* **GIVEN TASK**
Pictures stay out of the copy; set down each line of the listing below exactly.

* **MATERIAL PROVIDED**
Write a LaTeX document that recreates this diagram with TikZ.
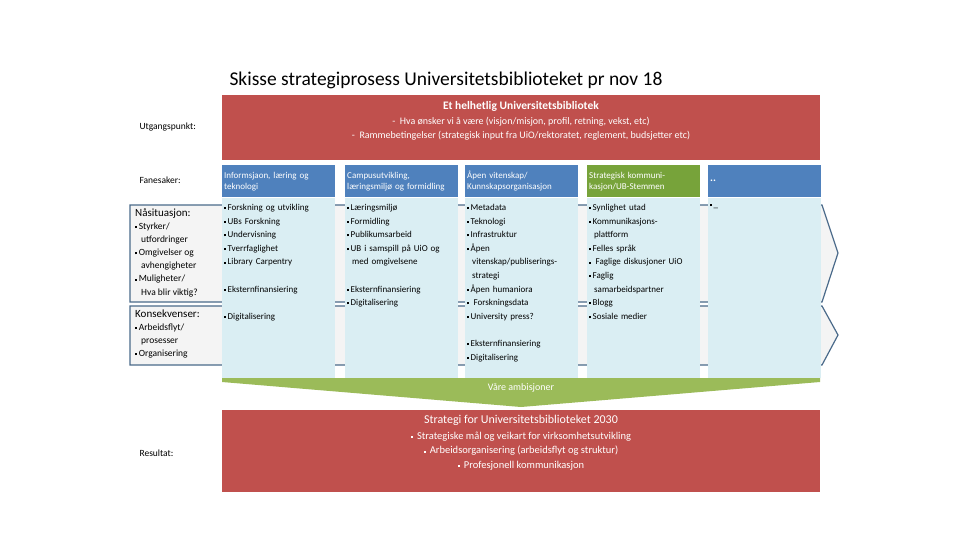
\documentclass[tikz,border=0pt]{standalone}
\usepackage{fontspec}
\setmainfont{Carlito}
\definecolor{ured}{HTML}{C0504D}
\definecolor{ublue}{HTML}{4F81BD}
\definecolor{ugreen}{HTML}{77A33A}
\definecolor{ulgreen}{HTML}{9BBB59}
\definecolor{ulight}{HTML}{DAEEF3}
\definecolor{uchev}{HTML}{F4F4F4}
\definecolor{uedge}{HTML}{4A6A8A}
\newcommand{\bl}{\rule[1.2pt]{2pt}{2pt}\,}
\begin{document}
\begin{tikzpicture}[x=1pt,y=-1pt,
  hdr/.style={anchor=north west,fill=ublue,text=white,minimum height=32pt,text width=109pt,inner xsep=2pt,inner ysep=3pt,font=\fontsize{9}{11}\selectfont,align=left},
  coltxt/.style={anchor=north west,text width=112pt,inner sep=2pt,font=\fontsize{9}{13.6}\selectfont,align=left},
  lab/.style={anchor=west,font=\fontsize{9.5}{11}\selectfont},
  chev/.style={fill=uchev,draw=uedge,line width=1.2pt}]
\useasboundingbox (0,0) rectangle (960,540);
\node[anchor=west,font=\fontsize{19.5}{22}\selectfont] (title) at (226,80) {Skisse strategiprosess Universitetsbiblioteket pr nov 18};
\node[fill=ured,anchor=north west,minimum width=598pt,minimum height=65pt,inner sep=0] (top) at (222,95) {};
\node[text=white,font=\bfseries\fontsize{11.5}{13}\selectfont] (toph) at (521,106) {Et helhetlig Universitetsbibliotek};
\node[text=white,font=\fontsize{10}{14}\selectfont,align=center] (topt) at (521,129) {- \ Hva ønsker vi å være (visjon/misjon, profil, retning, vekst, etc)\\ - \ Rammebetingelser (strategisk input fra UiO/rektoratet, reglement, budsjetter etc)};
\node[lab] (l1) at (136,127) {Utgangspunkt:};
\node[lab] (l2) at (136,180) {Fanesaker:};
\node[lab] (l3) at (136,453) {Resultat:};
% chevrons
\draw[chev] (130,205) -- (822,205) -- (838,253) -- (822,302) -- (130,302) -- cycle;
\draw[chev] (130,306) -- (822,306) -- (838,335) -- (822,365) -- (130,365) -- cycle;
\node[anchor=north west,align=left,inner sep=2pt,font=\fontsize{9.5}{13.2}\selectfont] (nas) at (133,207) {\fontsize{11}{13}\selectfont Nåsituasjon:\\[-1pt]\bl Styrker/\\\hspace*{6pt}utfordringer\\\bl Omgivelser og\\\hspace*{6pt}avhengigheter\\\bl Muligheter/\\\hspace*{6pt}Hva blir viktig?};
\node[anchor=north west,align=left,inner sep=2pt,font=\fontsize{9.5}{13.2}\selectfont] (kon) at (133,308) {\fontsize{11}{13}\selectfont Konsekvenser:\\[-1pt]\bl Arbeidsflyt/\\\hspace*{6pt}prosesser\\\bl Organisering};
% columns
\foreach \x in {222,345,465,587,708}{
  \fill[ulight] (\x,198) rectangle ++(113,180);
}
\node[hdr] (h1) at (222,165) {Informsjaon, læring og\\teknologi};
\node[hdr] (h2) at (345,165) {Campusutvikling,\\læringsmiljø og formidling};
\node[hdr] (h3) at (465,165) {Åpen vitenskap/\\Kunnskapsorganisasjon};
\node[hdr,fill=ugreen] (h4) at (587,165) {Strategisk kommuni-\\kasjon/UB-Stemmen};
\node[hdr,font=\bfseries\fontsize{11}{13}\selectfont] (h5) at (708,165) {..};
\node[coltxt] (c1) at (222,202) {\bl Forskning og utvikling\\\bl UBs Forskning\\\bl Undervisning\\\bl Tverrfaglighet\\\bl Library Carpentry\\[13.6pt]\bl Eksternfinansiering\\[13.6pt]\bl Digitalisering};
\node[coltxt] (c2) at (345,202) {\bl Læringsmiljø\\\bl Formidling\\\bl Publikumsarbeid\\\bl UB i samspill på UiO og\\\hspace*{5pt}med omgivelsene\\[13.6pt]\bl Eksternfinansiering\\\bl Digitalisering};
\node[coltxt] (c3) at (465,202) {\bl Metadata\\\bl Teknologi\\\bl Infrastruktur\\\bl Åpen\\\hspace*{5pt}vitenskap/publiserings-\\\hspace*{5pt}strategi\\\bl Åpen humaniora\\\bl\ Forskningsdata\\\bl University press?\\[13.6pt]\bl Eksternfinansiering\\\bl Digitalisering};
\node[coltxt] (c4) at (587,202) {\bl Synlighet utad\\\bl Kommunikasjons-\\\hspace*{5pt}plattform\\\bl Felles språk\\\bl\ Faglige diskusjoner UiO\\\bl Faglig\\\hspace*{5pt}samarbeidspartner\\\bl Blogg\\\bl Sosiale medier};
\node[coltxt] (c5) at (708,202) {\bl \_};
% green arrow
\fill[ulgreen] (222,378) -- (820,378) -- (820,382) -- (521,407) -- (222,382) -- cycle;
\node[text=white,font=\fontsize{10}{11}\selectfont] (amb) at (521,388) {Våre ambisjoner};
% bottom
\node[fill=ured,anchor=north west,minimum width=598pt,minimum height=82pt,inner sep=0] (bot) at (222,410) {};
\node[text=white,font=\fontsize{12}{14}\selectfont] (both) at (521,420) {Strategi for Universitetsbiblioteket 2030};
\node[text=white,font=\fontsize{10.5}{14.5}\selectfont,align=center] (bott) at (521,451) {\bl\ Strategiske mål og veikart for virksomhetsutvikling\\\bl\ Arbeidsorganisering (arbeidsflyt og struktur)\\\bl\ Profesjonell kommunikasjon};
\end{tikzpicture}
\end{document}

* **RESPONSE TO THIS EXERCISE**
Write a LaTeX document that recreates this diagram with TikZ.
\documentclass[tikz,border=0pt]{standalone}
\usepackage{fontspec}
\setmainfont{Carlito}
\definecolor{ured}{HTML}{C0504D}
\definecolor{ublue}{HTML}{4F81BD}
\definecolor{ugreen}{HTML}{77A33A}
\definecolor{ulgreen}{HTML}{9BBB59}
\definecolor{ulight}{HTML}{DAEEF3}
\definecolor{uchev}{HTML}{F4F4F4}
\definecolor{uedge}{HTML}{4A6A8A}
\newcommand{\bl}{\rule[1.2pt]{2pt}{2pt}\,}
\begin{document}
\begin{tikzpicture}[x=1pt,y=-1pt,
  hdr/.style={anchor=north west,fill=ublue,text=white,minimum height=32pt,text width=109pt,inner xsep=2pt,inner ysep=3pt,font=\fontsize{9}{11}\selectfont,align=left},
  coltxt/.style={anchor=north west,text width=112pt,inner sep=2pt,font=\fontsize{9}{13.6}\selectfont,align=left},
  lab/.style={anchor=west,font=\fontsize{9.5}{11}\selectfont},
  chev/.style={fill=uchev,draw=uedge,line width=1.2pt}]
\useasboundingbox (0,0) rectangle (960,540);
\node[anchor=west,font=\fontsize{19.5}{22}\selectfont] (title) at (226,80) {Skisse strategiprosess Universitetsbiblioteket pr nov 18};
\node[fill=ured,anchor=north west,minimum width=598pt,minimum height=65pt,inner sep=0] (top) at (222,95) {};
\node[text=white,font=\bfseries\fontsize{11.5}{13}\selectfont] (toph) at (521,106) {Et helhetlig Universitetsbibliotek};
\node[text=white,font=\fontsize{10}{14}\selectfont,align=center] (topt) at (521,129) {- \ Hva ønsker vi å være (visjon/misjon, profil, retning, vekst, etc)\\ - \ Rammebetingelser (strategisk input fra UiO/rektoratet, reglement, budsjetter etc)};
\node[lab] (l1) at (136,127) {Utgangspunkt:};
\node[lab] (l2) at (136,180) {Fanesaker:};
\node[lab] (l3) at (136,453) {Resultat:};
% chevrons
\draw[chev] (130,205) -- (822,205) -- (838,253) -- (822,302) -- (130,302) -- cycle;
\draw[chev] (130,306) -- (822,306) -- (838,335) -- (822,365) -- (130,365) -- cycle;
\node[anchor=north west,align=left,inner sep=2pt,font=\fontsize{9.5}{13.2}\selectfont] (nas) at (133,207) {\fontsize{11}{13}\selectfont Nåsituasjon:\\[-1pt]\bl Styrker/\\\hspace*{6pt}utfordringer\\\bl Omgivelser og\\\hspace*{6pt}avhengigheter\\\bl Muligheter/\\\hspace*{6pt}Hva blir viktig?};
\node[anchor=north west,align=left,inner sep=2pt,font=\fontsize{9.5}{13.2}\selectfont] (kon) at (133,308) {\fontsize{11}{13}\selectfont Konsekvenser:\\[-1pt]\bl Arbeidsflyt/\\\hspace*{6pt}prosesser\\\bl Organisering};
% columns
\foreach \x in {222,345,465,587,708}{
  \fill[ulight] (\x,198) rectangle ++(113,180);
}
\node[hdr] (h1) at (222,165) {Informsjaon, læring og\\teknologi};
\node[hdr] (h2) at (345,165) {Campusutvikling,\\læringsmiljø og formidling};
\node[hdr] (h3) at (465,165) {Åpen vitenskap/\\Kunnskapsorganisasjon};
\node[hdr,fill=ugreen] (h4) at (587,165) {Strategisk kommuni-\\kasjon/UB-Stemmen};
\node[hdr,font=\bfseries\fontsize{11}{13}\selectfont] (h5) at (708,165) {..};
\node[coltxt] (c1) at (222,202) {\bl Forskning og utvikling\\\bl UBs Forskning\\\bl Undervisning\\\bl Tverrfaglighet\\\bl Library Carpentry\\[13.6pt]\bl Eksternfinansiering\\[13.6pt]\bl Digitalisering};
\node[coltxt] (c2) at (345,202) {\bl Læringsmiljø\\\bl Formidling\\\bl Publikumsarbeid\\\bl UB i samspill på UiO og\\\hspace*{5pt}med omgivelsene\\[13.6pt]\bl Eksternfinansiering\\\bl Digitalisering};
\node[coltxt] (c3) at (465,202) {\bl Metadata\\\bl Teknologi\\\bl Infrastruktur\\\bl Åpen\\\hspace*{5pt}vitenskap/publiserings-\\\hspace*{5pt}strategi\\\bl Åpen humaniora\\\bl\ Forskningsdata\\\bl University press?\\[13.6pt]\bl Eksternfinansiering\\\bl Digitalisering};
\node[coltxt] (c4) at (587,202) {\bl Synlighet utad\\\bl Kommunikasjons-\\\hspace*{5pt}plattform\\\bl Felles språk\\\bl\ Faglige diskusjoner UiO\\\bl Faglig\\\hspace*{5pt}samarbeidspartner\\\bl Blogg\\\bl Sosiale medier};
\node[coltxt] (c5) at (708,202) {\bl \_};
% green arrow
\fill[ulgreen] (222,378) -- (820,378) -- (820,382) -- (521,407) -- (222,382) -- cycle;
\node[text=white,font=\fontsize{10}{11}\selectfont] (amb) at (521,388) {Våre ambisjoner};
% bottom
\node[fill=ured,anchor=north west,minimum width=598pt,minimum height=82pt,inner sep=0] (bot) at (222,410) {};
\node[text=white,font=\fontsize{12}{14}\selectfont] (both) at (521,420) {Strategi for Universitetsbiblioteket 2030};
\node[text=white,font=\fontsize{10.5}{14.5}\selectfont,align=center] (bott) at (521,451) {\bl\ Strategiske mål og veikart for virksomhetsutvikling\\\bl\ Arbeidsorganisering (arbeidsflyt og struktur)\\\bl\ Profesjonell kommunikasjon};
\end{tikzpicture}
\end{document}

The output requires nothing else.